Il marque une pause pour se donner le temps de retrouver son inspiration de conteur qui se dépense sans compter. Pour la préparation du rôle j'ai vu  Conservatoire, un film que Jean-Philippe Laroche a consacré à son père et qui se passe dans le même lieu où nous avons tourné la seconde partie de Regarde-moi.

 

Pierre Laroche a été mon professeur, j'ai remarqué qu'il mettait souvent des bretelles. Je m'en suis inspiré pour construire mon personnage. Ce sont des détails mais souvent il y avait une boutade entre Frédéric et moi : " en fait c'est toi qui tient les bretelles du film ". Pour la pipe je me suis inspiré d'un souvenir d'enfance : j'adorais les Histoires complètes contées, chaque semaine, par l'Oncle Paul dans Spirou. Voilà comment on crée un personnage. On dit toujours que ça doit venir de l'intérieur mais on oublie de dire qu'avant, ça vient de l'extérieur. C'est tout ce qui passe à l'extérieur qui vient à l'intérieur, qui est digéré et est retransmis ensuite. C'est Jules-Henri Marchand qui m'a appris au Conservatoire comment on joue un homme saoul : l'homme saoul ne s'amuse pas à perdre son équilibre, il fait tout pour le garder. En réalité il a du mal à le garder, c'est ce qu'il faut jouer. Ce sont de petites choses mais qui sont capitales. "

L'avenir ?

"J'ai le désir de mettre en scène au théâtre. La mise en scène est un dialogue entre les acteurs et le metteur en scène à propos d'un texte écrit. J'ai trouvé un texte superbe dont je veux explorer le propos mais je n'ai pas encore de producteur. Par ailleurs j'aimerais transmettre mon expérience, donner des cours pour essayer de guider plutôt que d'enseigner. Et ça me donne également le désir de réaliser un film. J'ai écrit le scénario d'un court mais je n'ai pas eu l'argent pour le faire. J'en ai écrit deux autres. "
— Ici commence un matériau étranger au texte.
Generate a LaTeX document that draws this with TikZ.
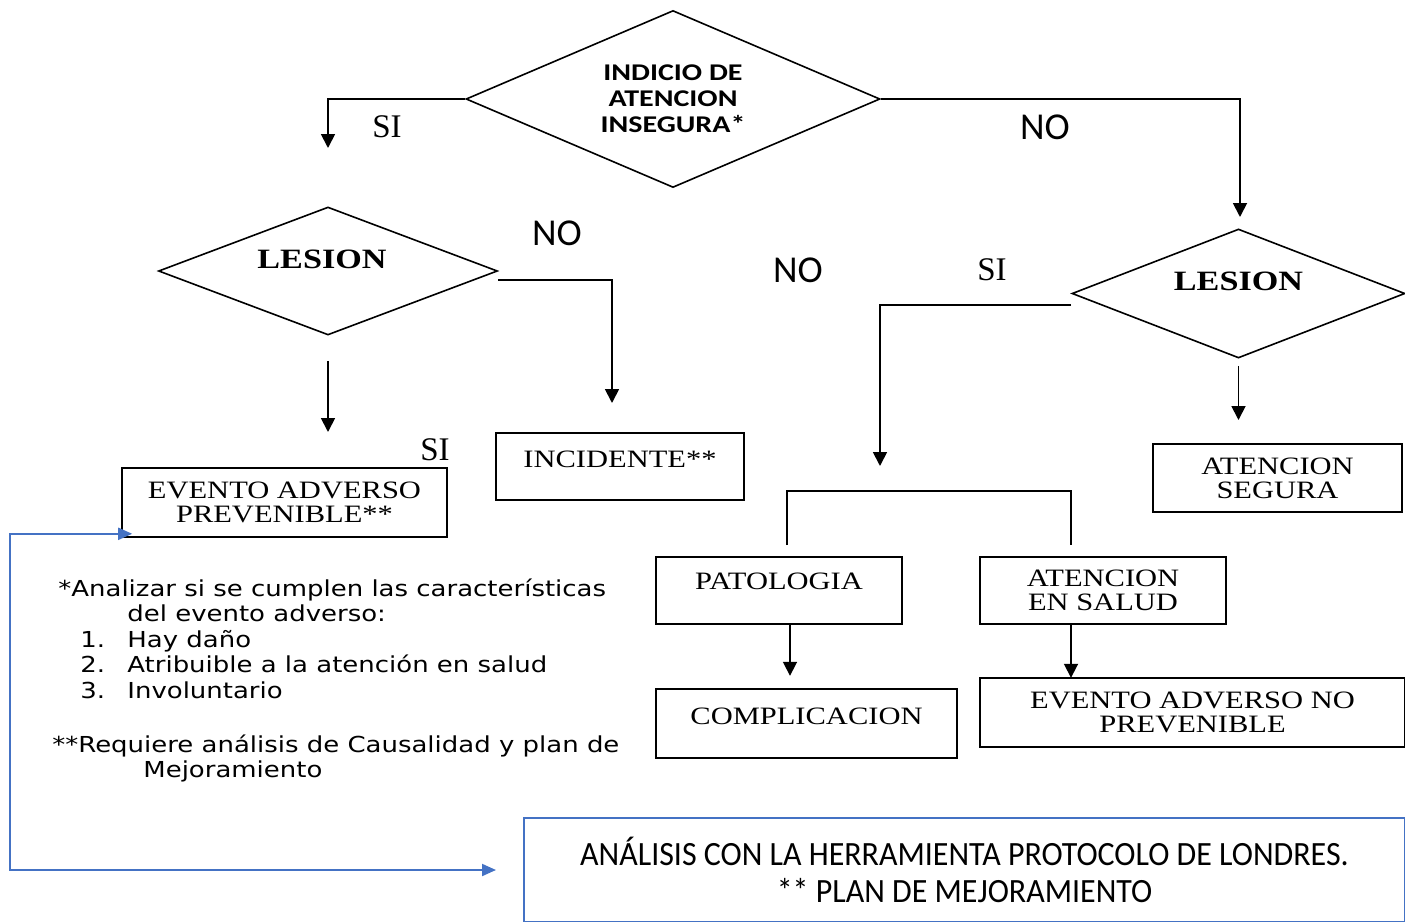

Il a un bref haussement d'épaules.
Quand on lui demande quel est le dernier film qu'il vient de terminer, il répond du tac au tac : " Je viens de terminer Laissez-passer de Bertrand Tavernier. Mon personnage est un résistant qui s'habille en femme pour échapper à la Gestapo. Dans la rue il rencontre Bruno Podalydès, un copain de régiment qui joue Jean Aurenche, le scénariste bien connu. Il ne peut s'empêcher de lui dire bonjour. Son copain est très intrigué de le voir habillé en femme et il lui demande : mais tu es dans la mode ?, etc. et le type ne comprend pas car il ne se rend plus compte qu'il est habillé en femme. La scène est très bien écrite. "
Il en rit intérieurement. Après une profonde inspiration, il se jette sur sa tasse de café et constate qu'elle est vide. The End.